Perhaps someone will think that I am wrong, but it seems to me that in the conditions we live in, organizing a Marxist circle, organizing a women’s movement — this is already an important political step. The organization of systematic activity itself is an important experience for those who have never participated in anything like this. And we have a majority of people like this, both in the Marxist circle and in Aurora.

Now we are transforming everything in order to spread our ideas and involve as many people as possible in our activities. We try to speak in plain language and make our events, statements and discussions publicly accessible and understandable. Because many modern leftists speak bird language [in specialized terms not understood by most people], do not know how to answer difficult questions easily and quickly, while the right-wingers are faster to attract supporters with their primitive rhetoric.

SLL: How would you compare the situation of women and girls in Donetsk to what existed before the coup in 2014?

Sveta: If we consider the situation of women historically, then, like any other industrial region in the Soviet Union, the Donbass was a place of comprehensive emancipation of women. Industrialization and the restoration of industry after World War II required a huge number of skilled workers, and in this sense Soviet society did not look backward.

The problem is that many of the phenomena of domestic sexism were not overcome (for both objective and subjective reasons), and this eventually led to a serious conservative rollback after the fall of the Soviet Union in all former republics.

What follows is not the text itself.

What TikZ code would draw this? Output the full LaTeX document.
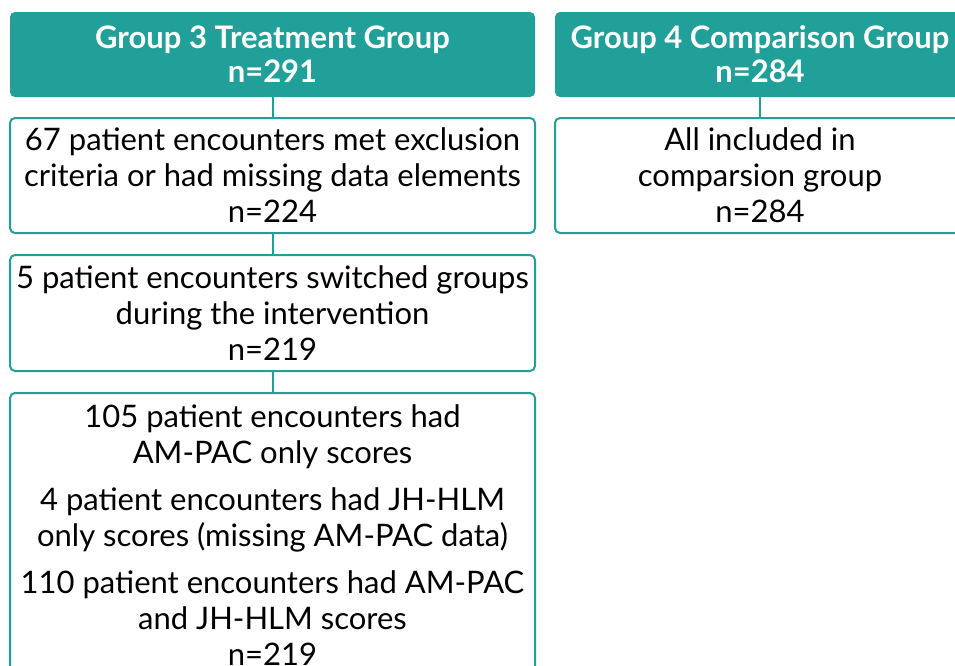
\documentclass[tikz,border=0pt]{standalone}
\usepackage{fontspec}
\setmainfont{Lato}
\definecolor{teal1}{RGB}{33,160,154}
\begin{document}
\begin{tikzpicture}[x=1pt,y=-1pt,
  hdr/.style={fill=teal1, rounded corners=5pt, minimum height=85pt, inner sep=0pt,
     text=white, align=center, font=\fontsize{31}{34}\selectfont\bfseries},
  bx/.style={draw=teal1, line width=2pt, fill=white, rounded corners=5pt, inner sep=0pt,
     align=center, font=\fontsize{31}{36}\selectfont},
  conn/.style={draw=teal1, line width=2pt}]
\useasboundingbox (0,0) rectangle (955,665);
\begin{scope}
\clip (0,0) rectangle (955,665);
\node[hdr, minimum width=525pt] (h1) at (272.5,54.5) {Group 3 Treatment Group\\n=291};
\node[hdr, minimum width=410pt] (h2) at (760,54.5) {Group 4 Comparison Group\\n=284};
\node[bx, minimum width=525pt, minimum height=115pt] (b1) at (272.5,175.5)
  {67 patient encounters met exclusion\\criteria or had missing data elements\\n=224};
\node[bx, minimum width=410pt, minimum height=115pt] (r1) at (760,175.5)
  {All included in\\comparsion group\\n=284};
\node[bx, minimum width=525pt, minimum height=116pt] (b2) at (272.5,313)
  {5 patient encounters switched groups\\during the intervention\\n=219};
\node[bx, minimum width=525pt, minimum height=284pt] (b3) at (272.5,535)
  {105 patient encounters had\\AM-PAC only scores\\[11pt]4 patient encounters had JH-HLM\\only scores (missing AM-PAC data)\\[11pt]110 patient encounters had AM-PAC\\and JH-HLM scores\\n=219};
\draw[conn] (h1.south) -- (b1.north);
\draw[conn] (b1.south) -- (b2.north);
\draw[conn] (b2.south) -- (b3.north);
\draw[conn] (h2.south) -- (r1.north);
\end{scope}
\end{tikzpicture}
\end{document}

This is particularly striking in Central Asia, where insufficient industrial development (and, accordingly, emancipation) led not only to extreme forms of nationalism and fundamentalism, but also patriarchy. But one cannot deny that in Russia or Ukraine, even in relatively developed economically and industrially regions, there has been conservative backsliding, including in our country.

Obviously, the social and economic situation of Donetsk has been aggravated by the war and its consequences. But it seems to me that we should not despair, and we have hope. Many girls are now going to learn the industrial professions that we really need.

There are those who see their future only as housewives, because it offers hope for a more peaceful and stable life. There are those who don’t even see any alternative to traditional roles of women and never thought about it. But the development of information technology isn’t standing still. Girls themselves learn about many aspects and history of the women’s movement through the internet, but the difficulty is that this happens on an individual basis. This is another reason why we created Aurora.

We have another problem. First World and Third Wave feminism — mainstream bourgeois feminism — is very distant and therefore incomprehensible to Donbass workers, so we’ve returned to the origins of our Marxist feminism, which can explain in understandable language the reasons for oppression and exploitation, especially oppression and exploitation of women. A critical study of modern trends makes it possible to enrich old-school Marxism.

I think Aurora has a great future and we have many challenges, so now we need to concentrate on using all our strength to effectively organize and implement our plans. We have no budget or sponsors, as many Ukrainian women’s organizations do. But unlike in Ukraine, no one interferes with us, except for the war and economic blockade, which means that with a realistic approach, we’ll be able to create a completely new, viable movement.